Notice the similarity to Zach Tellman’s thesis in his ongoing newsletter:

Software development can be reduced to a single, iterative action. Almost everything we do in the course of a day — the pull requests, the meetings, the whiteboard diagrams, the hallway conversations — is an explanation. Our job is to explain, over and over, the meaning of our software.

We must tell a story about what our software is, and what it’s expected to become. When understanding software, we tell that story to ourselves. When changing software, we tell that story to others. Software which is complex takes a long time to explain.

A more conventional way to define the software design activity is in terms of minimizing complexity. If we acknowledge that reducing ambiguity, obscurity, unknown unknowns, and cognitive load—all of them forms of removing complexity—also enables better understanding and easier explanations, then we should conclude that both models are compatible, if not equivalent.

4. Postscript

The theory-building view explains why TEAM couldn’t take ownership of SVC. When X10 left the company, taking the development context—the mental model—with her, the system deteriorated. In Naur’s terms, while still operational, the system was dead:

The building of the program is the same as the building of the theory of it by the team of programmers. During the program life a programmer team possessing its theory remains in active control of the program, and in particular retains control over all modifications. The death of a program happens when the programmer team possessing its theory is dissolved. A dead program may continue to be used for execution in a computer and to produce useful results. The actual state of death becomes visible when demands for modifications of the program cannot be intelligently answered. Revival of a program is the rebuilding of its theory by a new programmer team.

TEAM ’s duty, then, is to revive the system by building a new theory of it. But reconstructing the model while keeping the system operational is a slow and difficult process—a hard sell for an organization convinced that development has just finished. Naur goes as far as saying that program revival, from code and documentation alone, is impossible. The program should preferably be discarded, and the new team should be given the opportunity to resolve the problem from scratch.

With three extra decades of hindsight, I tend to disagree. Revival is very hard, yes, but I’ve seen it happen. It may require that the new team ultimately rewrite every line of the original, one at a time. And I’ve seen fresh starts fail more consistently than that2.

Knowing that revival is a plausible future need has powerful consequences for our work. To approach it correctly, we should mind the people that one day will have to take the project out of its coma: in the style of the code and the structure of the system, but also in its paratexts—comments, docstrings, READMEs, Pull Requests, commit messages, Jira tickets, and Confluence pages.

Granted, my story was an all-too-perfect illustration of Naur’s thesis.

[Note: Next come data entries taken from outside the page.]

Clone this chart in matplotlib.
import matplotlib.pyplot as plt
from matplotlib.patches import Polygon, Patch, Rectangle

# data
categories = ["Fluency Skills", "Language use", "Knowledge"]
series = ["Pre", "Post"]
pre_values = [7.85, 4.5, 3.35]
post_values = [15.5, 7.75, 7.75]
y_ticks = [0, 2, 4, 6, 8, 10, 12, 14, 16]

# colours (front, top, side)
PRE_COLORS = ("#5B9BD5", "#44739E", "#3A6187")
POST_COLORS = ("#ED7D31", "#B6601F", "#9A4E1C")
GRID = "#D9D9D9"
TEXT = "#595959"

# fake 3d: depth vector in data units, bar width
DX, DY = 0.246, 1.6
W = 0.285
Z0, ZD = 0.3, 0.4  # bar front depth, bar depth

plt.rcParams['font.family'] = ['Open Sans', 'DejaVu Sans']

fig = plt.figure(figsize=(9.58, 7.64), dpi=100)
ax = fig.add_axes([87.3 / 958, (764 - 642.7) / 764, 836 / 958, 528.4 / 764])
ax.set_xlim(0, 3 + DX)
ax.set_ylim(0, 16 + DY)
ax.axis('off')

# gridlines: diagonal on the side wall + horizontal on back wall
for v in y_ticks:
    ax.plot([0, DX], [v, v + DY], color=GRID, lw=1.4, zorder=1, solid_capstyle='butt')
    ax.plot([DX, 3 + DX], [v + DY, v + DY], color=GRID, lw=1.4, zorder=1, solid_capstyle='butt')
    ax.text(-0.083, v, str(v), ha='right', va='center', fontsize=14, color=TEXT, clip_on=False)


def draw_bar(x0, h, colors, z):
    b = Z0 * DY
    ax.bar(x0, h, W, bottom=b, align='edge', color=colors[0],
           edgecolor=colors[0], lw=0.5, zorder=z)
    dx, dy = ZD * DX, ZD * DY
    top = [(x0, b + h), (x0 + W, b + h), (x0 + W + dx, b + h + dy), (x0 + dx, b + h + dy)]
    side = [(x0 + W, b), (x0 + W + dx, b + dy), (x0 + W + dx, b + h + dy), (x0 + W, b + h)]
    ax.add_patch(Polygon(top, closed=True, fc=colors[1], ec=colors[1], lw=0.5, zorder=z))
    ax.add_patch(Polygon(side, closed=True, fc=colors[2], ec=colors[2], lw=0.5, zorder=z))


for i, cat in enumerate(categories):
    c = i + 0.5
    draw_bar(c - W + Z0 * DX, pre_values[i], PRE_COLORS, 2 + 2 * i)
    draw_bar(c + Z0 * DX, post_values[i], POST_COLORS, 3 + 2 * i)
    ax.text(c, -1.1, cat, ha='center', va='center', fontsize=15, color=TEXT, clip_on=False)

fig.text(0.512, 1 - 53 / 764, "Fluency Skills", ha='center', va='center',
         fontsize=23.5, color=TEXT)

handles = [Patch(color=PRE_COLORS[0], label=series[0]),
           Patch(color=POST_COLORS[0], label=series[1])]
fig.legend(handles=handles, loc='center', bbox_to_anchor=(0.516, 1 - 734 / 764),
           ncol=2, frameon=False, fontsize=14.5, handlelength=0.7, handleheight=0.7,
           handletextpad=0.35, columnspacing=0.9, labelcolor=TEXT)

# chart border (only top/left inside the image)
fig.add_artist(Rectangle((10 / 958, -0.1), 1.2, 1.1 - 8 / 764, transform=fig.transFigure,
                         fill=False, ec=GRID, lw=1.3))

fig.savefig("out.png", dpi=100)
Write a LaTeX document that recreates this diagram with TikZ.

I can’t prove it, but I suspect that we could benefit from accepting his theory as a law: the ultimate goal of software design should be (organizational) knowledge building.

So the next time you choose a name, or structure a project, or ponder whether to write or omit a certain comment, rather than thinking in terms of the burden on future maintainers, think: how much will this decision affect—how much will it help or hinder—their building of a mental model of the system, of the business, of the world.

Footnotes

  1. A misconception similarly made by those who intend to replace programmers with statistical models.

  2. In my experience, developers advocate for greenfield rewrites to escape the operational annoyances of production systems. They, too, fall in the trap of assuming that clean code is the hard part of software development. Even in the unlikely case that they produce a replacement matching or improving on the original system, they won’t stick around to run it in production when development slows down. What is left is another stillborn like SVC.